Efendiler; işte bunun için bizim yapmaya çalıştığımız inkılapların gayesi, Türkiye Cumhuriyeti halkını çağdaş ve medeni bir toplum haline kavuşturmaktır. Türbelerden, ölülerden yardım istemek medeni bir toplum için lekedir, ayıptır. Bugün ilmin ve fennin, medeniyetin yaydığı ışık karşısında; falan ve filan şeyhin yol göstericiliğiyle maddi ve manevi saadet arayacak kadar ilkel insanların Türkiye medeni camiasında varlığını asla kabul etmiyorum, diyen büyük önder Mustafa Kemal Atatürk; büyük bir cesaretle Türkiye Cumhuriyeti Devleti’ni dünyanın en güçlü ve en medeni devletleri arasına sokacak adımları attı: Çürümüş saltanatı, artık işe yaramayan hilafeti, Akıl ve bilim dışı nitelik kazanmış medreseleri, Çağın ihtiyaçlarına cevap vermeyen eski kanunları, Eski ölçüleri, tartıları, eski alfabeleri, eski kıyafetleri kaldırdı. Toplumu uyuşturmaktan başka bir işe yaramayan tekke, zaviye ve türbeleri kapattı.“Milletimizin siyasi ve sosyal hayatında, fikri terbiyesinde rehberimiz bilim ve fen olacaktır.” diyerek her türlü yabancı unsurlardan arındırılmış ulusal kalkınmayı başlattı. Erkek ve kız sanat okulları açılarak teknik ve mesleki eğitim yaygınlaştırıldı. Yurt dışında yaşayan ve başarılı olan bilim insanları Türkiye’ye davet edilerek İstanbul Üniversitesi’nde istihdam edildi. Yetişen genç beyinler yurt dışına gönderilerek oradaki yenilikler ve bilimsel gelişmeler takip edildi. Daha sonra bu gençlerle birlikte üniversite reformu başlatıldı. 1933 yılında özellikle tarım alanında bilimsel çalışmalar yapabilmek için Ankara Yüksek Ziraat Enstitüsü açıldı.1935 yılında yeraltı maden ve kaynaklarının araştırılması için Maden Teknik Enstitüsü, sanayinin ihtiyacı olan madenleri ve her türlü ham maddeyi temin edebilmek için Etibank kuruldu.

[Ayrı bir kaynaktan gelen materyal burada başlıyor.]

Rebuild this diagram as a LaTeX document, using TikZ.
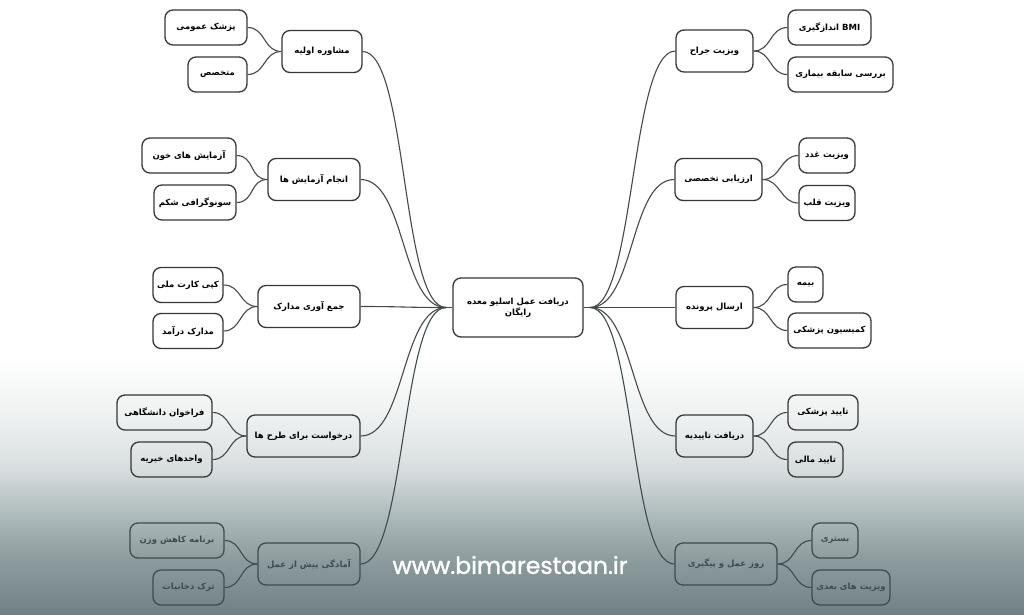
\documentclass[tikz,border=0pt]{standalone}
\usepackage{fontspec}
\setmainfont{DejaVu Sans}
\newfontfamily\arfont[Script=Arabic]{DejaVu Sans}
\newfontfamily\wmfont[FakeBold=1.5]{Poppins}
\TeXXeTstate=1
\newcommand{\fatxt}[1]{\beginR #1\endR}
\definecolor{boxc}{RGB}{55,55,55}
\definecolor{linec}{RGB}{72,72,72}
\definecolor{dimc}{RGB}{62,76,79}
\definecolor{bgA}{RGB}{112,128,131}
\definecolor{bgB}{RGB}{140,155,158}
\definecolor{bgC}{RGB}{178,190,192}
\definecolor{bgD}{RGB}{215,221,222}
\definecolor{bgE}{RGB}{237,240,240}
\pgfdeclareverticalshading{bgshade}{100bp}{color(0bp)=(bgA); color(25bp)=(bgA); color(29.4bp)=(bgB); color(33.5bp)=(bgC); color(36.7bp)=(bgD); color(40.8bp)=(bgE); color(46bp)=(white); color(100bp)=(white)}
\tikzset{
  box/.style={draw=boxc, line width=1.3pt, rounded corners=8pt, minimum height=35pt,
    inner sep=2pt, font=\arfont\bfseries\fontsize{8.5}{11}\selectfont, text=black},
  parbox/.style={box, minimum height=42pt},
  dim/.style={draw=dimc, text=dimc},
  conn/.style={draw=linec, line width=1.1pt},
  dimconn/.style={conn, draw=dimc}
}
\begin{document}
\begin{tikzpicture}[x=1pt,y=-1pt]
\useasboundingbox (0,0) rectangle (1024,614);
\shade[shading=bgshade] (0,0) rectangle (1024,614);

% center
\node[box, minimum width=130pt, minimum height=59pt, align=center] (c) at (518,307.5)
  {\fatxt{دریافت عمل اسلیو معده}\\\fatxt{رایگان}};
\coordinate (cl) at (446,307.5);
\coordinate (cr) at (590,307.5);

% left parents
\node[parbox, minimum width=80pt] (L1) at (322,51.5) {\fatxt{مشاوره اولیه}};
\node[parbox, minimum width=92pt] (L2) at (314,179.5) {\fatxt{انجام آزمایش ها}};
\node[parbox, minimum width=102pt] (L3) at (309,306.5) {\fatxt{جمع آوری مدارک}};
\node[parbox, minimum width=113pt] (L4) at (303.5,436) {\fatxt{درخواست برای طرح ها}};
\node[parbox, dim, minimum width=102pt] (L5) at (309,564) {\fatxt{آمادگی پیش از عمل}};

% left children
\node[box, minimum width=82pt] (L1a) at (206,27.5) {\fatxt{پزشک عمومی}};
\node[box, minimum width=59pt] (L1b) at (217.5,74.5) {\fatxt{متخصص}};
\node[box, minimum width=94pt] (L2a) at (189,155.5) {\fatxt{آزمایش های خون}};
\node[box, minimum width=82pt] (L2b) at (195,202.5) {\fatxt{سونوگرافی شکم}};
\node[box, minimum width=70pt] (L3a) at (188,285) {\fatxt{کپی کارت ملی}};
\node[box, minimum width=70pt] (L3b) at (188,331) {\fatxt{مدارک درآمد}};
\node[box, minimum width=95pt] (L4a) at (164.5,412.5) {\fatxt{فراخوان دانشگاهی}};
\node[box, minimum width=81pt] (L4b) at (171.5,459.5) {\fatxt{واحدهای خیریه}};
\node[box, dim, minimum width=94pt] (L5a) at (177,540.5) {\fatxt{برنامه کاهش وزن}};
\node[box, dim, minimum width=71pt] (L5b) at (188.5,587.5) {\fatxt{ترک دخانیات}};

% right parents
\node[parbox, minimum width=77pt] (R1) at (714.5,51) {\fatxt{ویزیت جراح}};
\node[parbox, minimum width=87pt] (R2) at (718.5,179.5) {\fatxt{ارزیابی تخصصی}};
\node[parbox, minimum width=77pt] (R3) at (714.5,307.5) {\fatxt{ارسال پرونده}};
\node[parbox, minimum width=77pt] (R4) at (714.5,436) {\fatxt{دریافت تاییدیه}};
\node[parbox, dim, minimum width=102pt] (R5) at (726,564) {\fatxt{روز عمل و پیگیری}};

% right children
\node[box, minimum width=83pt] (R1a) at (829.5,27.5) {\fatxt{\beginL BMI\endL{} اندازگیری}};
\node[box, minimum width=105pt] (R1b) at (840.5,74.5) {\fatxt{بررسی سابقه بیماری}};
\node[box, minimum width=56pt] (R2a) at (827,155.5) {\fatxt{ویزیت غدد}};
\node[box, minimum width=56pt] (R2b) at (827,203) {\fatxt{ویزیت قلب}};
\node[box, minimum width=35pt] (R3a) at (805.5,284.5) {\fatxt{بیمه}};
\node[box, minimum width=83pt] (R3b) at (829.5,330.5) {\fatxt{کمیسیون پزشکی}};
\node[box, minimum width=70pt] (R4a) at (823,412.5) {\fatxt{تایید پزشکی}};
\node[box, minimum width=55pt] (R4b) at (815.5,459.5) {\fatxt{تایید مالی}};
\node[box, dim, minimum width=46pt] (R5a) at (835,540.5) {\fatxt{بستری}};
\node[box, dim, minimum width=78pt] (R5b) at (851,587.5) {\fatxt{ویزیت های بعدی}};

% short stubs at the center node
\draw[conn] (c.west) -- (cl);
\draw[conn] (c.east) -- (cr);

% connectors center -> parents
\foreach \p in {L1,L2,L3,L4}
  \draw[conn] (cl) .. controls +(-45,0) and +(45,0) .. (\p.east);
\draw[dimconn] (cl) .. controls +(-45,0) and +(45,0) .. (L5.east);
\foreach \p in {R1,R2,R3,R4}
  \draw[conn] (cr) .. controls +(45,0) and +(-45,0) .. (\p.west);
\draw[dimconn] (cr) .. controls +(45,0) and +(-45,0) .. (R5.west);

% connectors parents -> children
\foreach \p in {L1,L2,L3,L4}{
  \draw[conn] (\p.west) .. controls +(-18,0) and +(18,0) .. (\p a.east);
  \draw[conn] (\p.west) .. controls +(-18,0) and +(18,0) .. (\p b.east);
}
\draw[dimconn] (L5.west) .. controls +(-18,0) and +(18,0) .. (L5a.east);
\draw[dimconn] (L5.west) .. controls +(-18,0) and +(18,0) .. (L5b.east);
\foreach \p in {R1,R2,R3,R4}{
  \draw[conn] (\p.east) .. controls +(18,0) and +(-18,0) .. (\p a.west);
  \draw[conn] (\p.east) .. controls +(18,0) and +(-18,0) .. (\p b.west);
}
\draw[dimconn] (R5.east) .. controls +(18,0) and +(-18,0) .. (R5a.west);
\draw[dimconn] (R5.east) .. controls +(18,0) and +(-18,0) .. (R5b.west);

% watermark
\node[font=\wmfont\fontsize{23.5}{28}\selectfont, text=white] (wm) at (510,565) {www.bimarestaan.ir};
\end{tikzpicture}
\end{document}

Türkiye Cumhuriyeti Devleti kısa zamanda tüm dünyanın hayranlıkla baktığı, kalkınmasını çoğu ülkenin örnek aldığı en medeni ülke haline geldi. Bugün, Atatürk’ün bu Cumhuriyetine sahip çıkmayan, laikliği din karşıtı bir yapılanma zanneden bir zihniyet oluştu. Memlekette milyonlarca kaçak mülteci var. Yasal olanların sayısını kimse bilmiyor. Sayıları her gün önlenemez şekilde artan, yakın bir gelecekte ulusal güvenliğimizi tehdit edecek olan bu mülteci yapılanmasını dile getirenler içeri alınıyor. Serbest kalanlar da bir daha mülteci sorununu ağzına almıyor.
“Beş yıl, on yıl sonra memlekette Türk milleti olarak azınlık durumuna düşeceğiz.” diyen büyük bir akademisyen varken, biz yıllardır şu kabir azabından kurtulamadık.
Belli ki, herkes bizden ümidi kesmiş. Kabirde bari rahat etmemiz için yarış içindeler. Ne diyeyim ben size başka…
İnnâ a‘taynâ ke’l-kevser.Fe-salli li-rabbike venhar.